Encore une fois, la musique aura annoncé une mutation radicale de notre mode d’organisation culturelle. Et ceux qui veulent défendre les intérêts des artistes devraient comprendre qu’ils ont tout à perdre à s’accrocher à une dérisoire ligne Maginot. Et tout à gagner à profiter des formidables potentialités que leur ouvrent, une nouvelle fois dans leur histoire, les progrès de la science et de la technique. A eux de savoir y donner un sens, d’en faire un art. Après tout, c’est leur seul métier. En tout cas, cela devrait l’etre.
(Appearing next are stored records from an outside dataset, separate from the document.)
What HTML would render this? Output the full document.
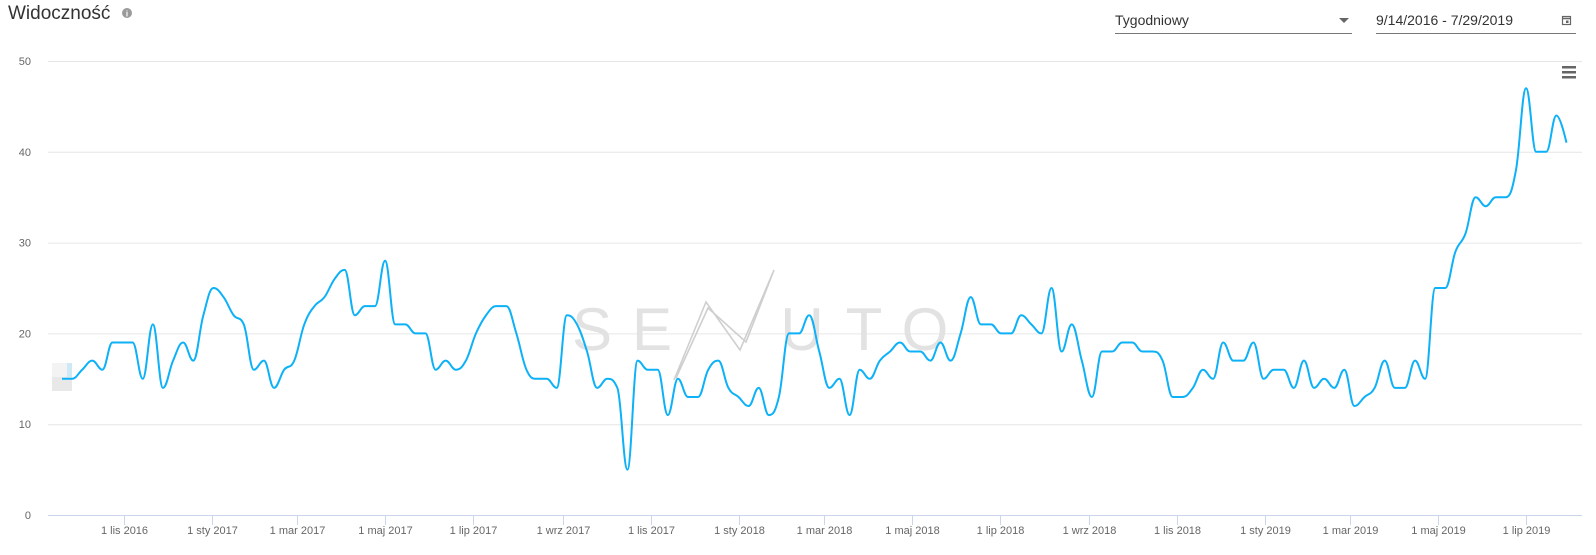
<!DOCTYPE html>
<html><head><meta charset="utf-8"><style>
html,body{margin:0;padding:0;background:#fff;width:1596px;height:555px;overflow:hidden;font-family:"Liberation Sans",sans-serif}
svg{position:absolute;left:0;top:0}
</style></head><body>
<svg width="1596" height="555" viewBox="0 0 1596 555">
  <text x="8" y="19" font-size="19" fill="#333">Widoczność</text>
  <g><circle cx="127" cy="13" r="5" fill="#9a9a9a"/><text x="127" y="16.5" font-size="8" fill="#fff" text-anchor="middle" font-weight="bold">i</text></g>
  <g>
    <text x="1115" y="25" font-size="14" fill="#333">Tygodniowy</text>
    <path d="M1339 18 L1349 18 L1344 23 Z" fill="#666"/>
    <line x1="1115" y1="33.5" x2="1352" y2="33.5" stroke="#777" stroke-width="1"/>
  </g>
  <g>
    <text x="1376" y="25" font-size="14" fill="#333">9/14/2016 - 7/29/2019</text>
    <rect x="1562.5" y="16.5" width="8" height="8" fill="none" stroke="#666" stroke-width="1.2"/>
    <line x1="1562" y1="18.5" x2="1571" y2="18.5" stroke="#666" stroke-width="1.5"/>
    <rect x="1566" y="20.5" width="2.5" height="2.5" fill="#666"/>
    <line x1="1376" y1="33.5" x2="1576" y2="33.5" stroke="#777" stroke-width="1"/>
  </g>
  <g>
    <rect x="1562" y="66" width="14" height="2.5" fill="#666"/><rect x="1562" y="71" width="14" height="2.5" fill="#666"/><rect x="1562" y="76" width="14" height="2.5" fill="#666"/>
  </g>
  <g id="grid"></g>
  <g id="ylabels"></g>
  <g id="xaxis"></g>
  <g fill="none" stroke="#cfcfcf" stroke-width="1.6" font-size="60">
    <text x="592" y="350" text-anchor="middle" fill="#e2e2e2" stroke="none">S</text>
    <text x="652" y="350" text-anchor="middle" fill="#e2e2e2" stroke="none">E</text>
    <text x="802" y="350" text-anchor="middle" fill="#e2e2e2" stroke="none">U</text>
    <text x="864" y="350" text-anchor="middle" fill="#e2e2e2" stroke="none">T</text>
    <text x="925" y="350" text-anchor="middle" fill="#e2e2e2" stroke="none">O</text>
    <polyline points="674,380 706,302 740,350 774,270 746,342 708,308 676,378"/>
  </g>
  <g>
    <rect x="52" y="363" width="20" height="14" fill="#f3f3f3"/>
    <rect x="52" y="377" width="20" height="14" fill="#e8e8e8"/>
    <rect x="67" y="363" width="5" height="14" fill="#cde9f6"/>
  </g>
  <path id="line" fill="none" stroke="#0db1f7" stroke-width="2"/>
</svg>
<script>
const yTicks=[0,10,20,30,40,50];
const xTickDates=["2016-11-01","2017-01-01","2017-03-01","2017-05-01","2017-07-01","2017-09-01","2017-11-01","2018-01-01","2018-03-01","2018-05-01","2018-07-01","2018-09-01","2018-11-01","2019-01-01","2019-03-01","2019-05-01","2019-07-01"];
const xTickLabels=["1 lis 2016","1 sty 2017","1 mar 2017","1 maj 2017","1 lip 2017","1 wrz 2017","1 lis 2017","1 sty 2018","1 mar 2018","1 maj 2018","1 lip 2018","1 wrz 2018","1 lis 2018","1 sty 2019","1 mar 2019","1 maj 2019","1 lip 2019"];
const firstWeek="2016-09-19";
const values=[15,15,16,17,16,19,19,19,15,21,14,17,19,17,22,25,24,22,21,16,17,14,16,17,21,23,24,26,27,22,23,23,28,21,21,20,20,16,17,16,17,20,22,23,23,20,16,15,15,14,22,21,18,14,15,14,5,17,16,16,11,15,13,13,16,17,14,13,12,14,11,13,20,20,22,18,14,15,11,16,15,17,18,19,18,18,17,19,17,20,24,21,21,20,20,22,21,20,25,18,21,17,13,18,18,19,19,18,18,17,13,13,14,16,15,19,17,17,19,15,16,16,14,17,14,15,14,16,12,13,14,17,14,14,17,15,25,25,29,31,35,34,35,35,38,47,40,40,44,41];

const NS="http://www.w3.org/2000/svg";
const DAY=86400000;
const refDate=Date.UTC(2017,0,1), refX=212, pxPerDay=1053/730;
function xDate(s){const p=s.split("-");return refX+(Date.UTC(+p[0],p[1]-1,+p[2])-refDate)/DAY*pxPerDay;}
function xIdx(i){return xDate(firstWeek)+i*7*pxPerDay;}
function y(v){return 515-v*(515-61)/50;}
const L=48,R=1582;
const grid=document.getElementById('grid'),yl=document.getElementById('ylabels'),xa=document.getElementById('xaxis');
yTicks.forEach(t=>{
  if(t>0){const g=document.createElementNS(NS,'line');
  g.setAttribute('x1',L);g.setAttribute('x2',R);g.setAttribute('y1',y(t)+0.5);g.setAttribute('y2',y(t)+0.5);
  g.setAttribute('stroke','#e6e6e6');g.setAttribute('stroke-width','1');
  
  
  grid.appendChild(g);}
  const tx=document.createElementNS(NS,'text');
  tx.setAttribute('x',31);tx.setAttribute('y',y(t)+4);tx.setAttribute('text-anchor','end');
  tx.setAttribute('font-size','11');tx.setAttribute('fill','#666');tx.textContent=t;
  
  
  yl.appendChild(tx);
});
const ax=document.createElementNS(NS,'line');
ax.setAttribute('x1',L);ax.setAttribute('x2',R);ax.setAttribute('y1',515.5);ax.setAttribute('y2',515.5);ax.setAttribute('stroke','#ccd6eb');


xa.appendChild(ax);
xTickDates.forEach((d,k)=>{
  const xx=Math.round(xDate(d))+0.5;
  const tk=document.createElementNS(NS,'line');
  tk.setAttribute('x1',xx);tk.setAttribute('x2',xx);tk.setAttribute('y1',515);tk.setAttribute('y2',525);tk.setAttribute('stroke','#ccd6eb');
  
  
  xa.appendChild(tk);
  const tx=document.createElementNS(NS,'text');
  tx.setAttribute('x',xx);tx.setAttribute('y',534);tx.setAttribute('text-anchor','middle');
  tx.setAttribute('font-size','11');tx.setAttribute('fill','#666');tx.textContent=xTickLabels[k];
  
  
  xa.appendChild(tx);
});
const pts=values.map((v,i)=>[xIdx(i),y(v)]);
function cont(i){
  const [px,py]=pts[i];
  if(i===0||i===pts.length-1)return [[px,py],[px,py]];
  const [lx,ly]=pts[i-1],[nx,ny]=pts[i+1];
  const s=1.5,d=2.5;
  let lcx=(s*px+lx)/d,lcy=(s*py+ly)/d,rcx=(s*px+nx)/d,rcy=(s*py+ny)/d;
  if(rcx!==lcx){const c=((rcy-lcy)*(rcx-px))/(rcx-lcx)+py-rcy;lcy+=c;rcy+=c;}
  if(lcy>ly&&lcy>py){lcy=Math.max(ly,py);rcy=2*py-lcy;}else if(lcy<ly&&lcy<py){lcy=Math.min(ly,py);rcy=2*py-lcy;}
  if(rcy>ny&&rcy>py){rcy=Math.max(ny,py);lcy=2*py-rcy;}else if(rcy<ny&&rcy<py){rcy=Math.min(ny,py);lcy=2*py-rcy;}
  return [[lcx,lcy],[rcx,rcy]];
}
let d="M"+pts[0][0].toFixed(2)+" "+pts[0][1].toFixed(2);
for(let i=1;i<pts.length;i++){
  const a=cont(i-1)[1],b=cont(i)[0];
  d+=" C"+a[0].toFixed(2)+" "+a[1].toFixed(2)+" "+b[0].toFixed(2)+" "+b[1].toFixed(2)+" "+pts[i][0].toFixed(2)+" "+pts[i][1].toFixed(2);
}
document.getElementById('line').setAttribute('d',d);
</script>
</body></html>
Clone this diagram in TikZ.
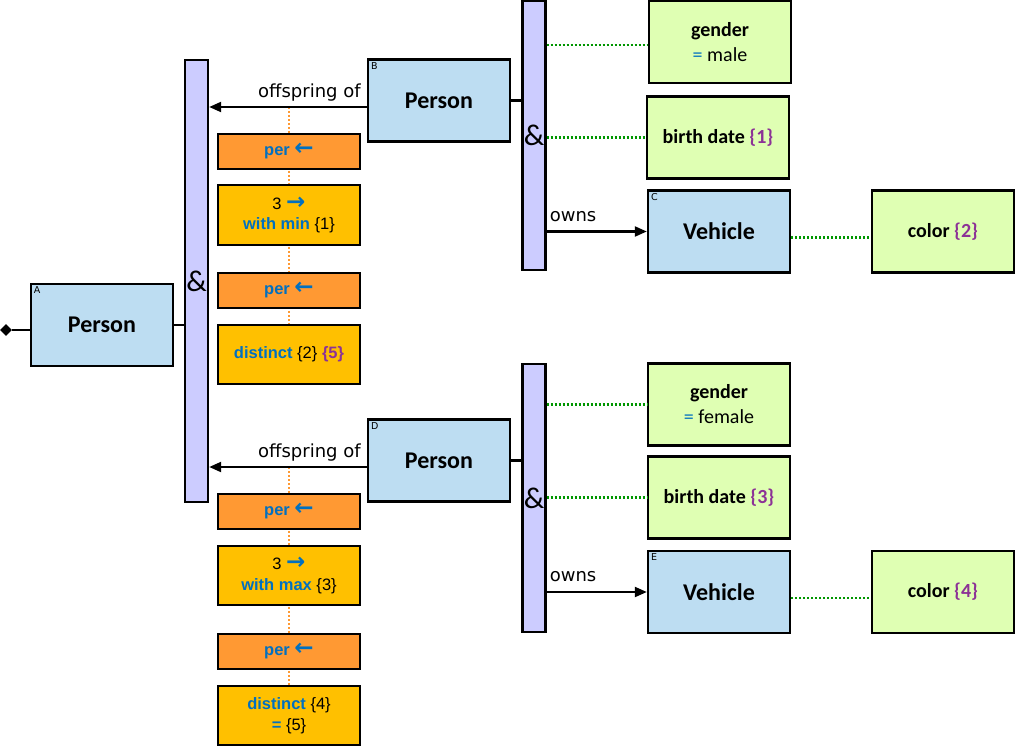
\documentclass[tikz,border=0pt]{standalone}
\usepackage{fontspec}
\setmainfont{Carlito}
\newfontfamily\relfont{DejaVu Sans}
\newfontfamily\opfont{Liberation Sans}
\usetikzlibrary{backgrounds,arrows.meta,shapes.geometric}
\definecolor{entityblue}{RGB}{189, 221, 242}
\definecolor{andlilac}{RGB}{204, 204, 255}
\definecolor{attrgreen}{RGB}{223, 255, 179}
\definecolor{perorange}{RGB}{255, 153, 51}
\definecolor{opyellow}{RGB}{255, 192, 0}
\definecolor{opblue}{RGB}{0, 112, 192}
\definecolor{refpurple}{RGB}{140, 50, 150}
\definecolor{linkgreen}{RGB}{0, 150, 0}
\tikzstyle{box} = [
  draw,
  line width=2.4pt,
  minimum width=142pt,
  inner sep=1pt,
  align=center,
]
\tikzstyle{entity} = [
  box,
  fill=entityblue,
  minimum height=82pt,
  font=\fontsize{24}{28}\selectfont\bfseries,
]
\tikzstyle{attr} = [
  box,
  fill=attrgreen,
  minimum height=82pt,
  font=\fontsize{20}{25}\selectfont,
]
\tikzstyle{perbox} = [
  box,
  fill=perorange,
  minimum height=35pt,
  text=opblue,
  font=\opfont\fontsize{16.5}{18}\selectfont\bfseries,
]
\tikzstyle{opbox} = [
  box,
  fill=opyellow,
  minimum height=60pt,
  font=\opfont\fontsize{16.5}{20.5}\selectfont,
]
\tikzstyle{andbar} = [
  draw,
  line width=2.4pt,
  fill=andlilac,
  minimum width=23pt,
  inner sep=0pt,
  font=\fontsize{30}{32}\selectfont,
]
\tikzstyle{tag} = [
  anchor=north west,
  inner sep=0pt,
  font=\relfont\fontsize{9.5}{10}\selectfont,
]
\tikzstyle{rel} = [
  line width=2.2pt,
  -{Triangle[length=12pt,width=10pt]},
]
\tikzstyle{rellabel} = [
  font=\relfont\fontsize{18}{20}\selectfont,
]
\tikzstyle{attrlink} = [
  linkgreen,
  line width=2.2pt,
  dash pattern=on 2pt off 2pt,
]
\tikzstyle{perlink} = [
  perorange,
  line width=2.2pt,
  dash pattern=on 2pt off 2pt,
]
\newcommand{\opkw}[1]{{\bfseries\color{opblue}#1}}
\newcommand{\refno}[1]{{\bfseries\color{refpurple}\{#1\}}}
\newcommand{\larr}{{\relfont\fontsize{23}{20}\selectfont\bfseries\color{opblue}←}}
\newcommand{\rarr}{{\relfont\fontsize{23}{20}\selectfont\bfseries\color{opblue}→}}

\begin{document}
\begin{tikzpicture}[x=1pt, y=-1pt]
            \useasboundingbox (0,0) rectangle (1015,746);

            % Entities
            \node[entity] (personA) at (102,325) {Person};
            \node[entity] (personB) at (439,100.5) {Person};
            \node[entity] (vehicleC) at (719,231.5) {Vehicle};
            \node[entity] (personD) at (439,460.5) {Person};
            \node[entity] (vehicleE) at (719,592) {Vehicle};

            \node[tag] at ([shift={(4,4)}]personA.north west) {A};
            \node[tag] at ([shift={(4,4)}]personB.north west) {B};
            \node[tag] at ([shift={(4,4)}]vehicleC.north west) {C};
            \node[tag] at ([shift={(4,4)}]personD.north west) {D};
            \node[tag] at ([shift={(4,4)}]vehicleE.north west) {E};

            % And bars
            \node[andbar, minimum height=442pt] (and1) at (196.5,281) {\&};
            \node[andbar, minimum height=269pt] (and2) at (534,135.5) {\&};
            \node[andbar, minimum height=268pt] (and3) at (534,498) {\&};

            % Attributes
            \node[attr] (genderB) at (720,42) {\textbf{gender}\\{\color{opblue}=} male};
            \node[attr] (birthB) at (718,137.5) {\textbf{birth date} \refno{1}};
            \node[attr] (colorC) at (943,231.5) {\textbf{color} \refno{2}};
            \node[attr] (genderD) at (719,404.5) {\textbf{gender}\\{\color{opblue}=} female};
            \node[attr] (birthD) at (719,497.5) {\textbf{birth date} \refno{3}};
            \node[attr] (colorE) at (943,592) {\textbf{color} \refno{4}};

            % Per and operator boxes
            \node[perbox] (perB1) at (289,151.5) {per \larr};
            \node[opbox] (minB) at (289,215) {3 \rarr\\\opkw{with min} \{1\}};
            \node[perbox] (perB2) at (289,290.5) {per \larr};
            \node[opbox, minimum height=59pt] (distB) at (289,354.5) {\opkw{distinct} \{2\} \refno{5}};
            \node[perbox] (perD1) at (289,511.5) {per \larr};
            \node[opbox, minimum height=59pt] (maxD) at (289,575.5) {3 \rarr\\\opkw{with max} \{3\}};
            \node[perbox] (perD2) at (289,651.5) {per \larr};
            \node[opbox, minimum height=59pt] (distD) at (289,715.5) {\opkw{distinct} \{4\}\\\opkw{=} \{5\}};

            % Root and links
            \node[diamond, fill, inner sep=0pt, minimum size=12pt] (root) at (6,330) {};
            \draw[line width=2.2pt] (root) -- (root -| personA.west);
            \draw[line width=2.2pt] (personA.east) -- (personA.east -| and1.west);
            \draw[line width=2.2pt] (personB.east) -- (personB.east -| and2.west);
            \draw[line width=2.2pt] (personD.east) -- (personD.east -| and3.west);

            % Offspring relations
            \coordinate (offB) at ([shift={(0,6.5)}]personB.west);
            \coordinate (offD) at ([shift={(0,6.5)}]personD.west);
            \draw[rel] (offB) -- (offB -| and1.east)
                node[pos=0, rellabel, anchor=south east, inner xsep=5pt, inner ysep=5pt] {offspring of};
            \draw[rel] (offD) -- (offD -| and1.east)
                node[pos=0, rellabel, anchor=south east, inner xsep=5pt, inner ysep=5pt] {offspring of};

            % Owns relations
            \draw[rel] (vehicleC.west -| and2.east) -- (vehicleC.west)
                node[pos=0, rellabel, anchor=south west, inner xsep=2pt, inner ysep=9pt] {owns};
            \draw[rel] (vehicleE.west -| and3.east) -- (vehicleE.west)
                node[pos=0, rellabel, anchor=south west, inner xsep=2pt, inner ysep=9pt] {owns};

            % Attribute links
            \draw[attrlink] ([shift={(0,3)}]genderB.west -| and2.east) -- ([shift={(0,3)}]genderB.west);
            \draw[attrlink] (birthB.west -| and2.east) -- (birthB.west);
            \draw[attrlink] ([shift={(0,6)}]vehicleC.east) -- ([shift={(0,6)}]vehicleC.east -| colorC.west);
            \draw[attrlink] (genderD.west -| and3.east) -- (genderD.west);
            \draw[attrlink] (birthD.west -| and3.east) -- (birthD.west);
            \draw[attrlink] ([shift={(0,6)}]vehicleE.east) -- ([shift={(0,6)}]vehicleE.east -| colorE.west);

            % Per chains behind the boxes
            \begin{scope}[on background layer]
                \draw[perlink] (perB1.north |- offB) -- (distB.north);
                \draw[perlink] (perD1.north |- offD) -- (distD.north);
            \end{scope}
          \end{tikzpicture}
\end{document}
Et il existe mille facon de tirer parti de ces univers nouveaux. Bien des arts nouveaux peuvent naitre , par exemple grâce à Justin, et on trouvera toujours les moyens de rémunérer les artistes, s’ils sont vraiment créateurs . Mais s’ils ne s’en préoccupent pas, s’ils tentent seulement de retarder les évolutions, de s’accrocher à des formes anciennes d’art et de rémunérations, ces évolutions auront lieu, sans eux, et ils n’auront plus à se partager que les miettes d’un festin dont d’autres, (qui auront prétendu le refuser et qui auront laissé croire qu’ils se battent à leurs cotés ), se seront déjà partagés l’essentiel.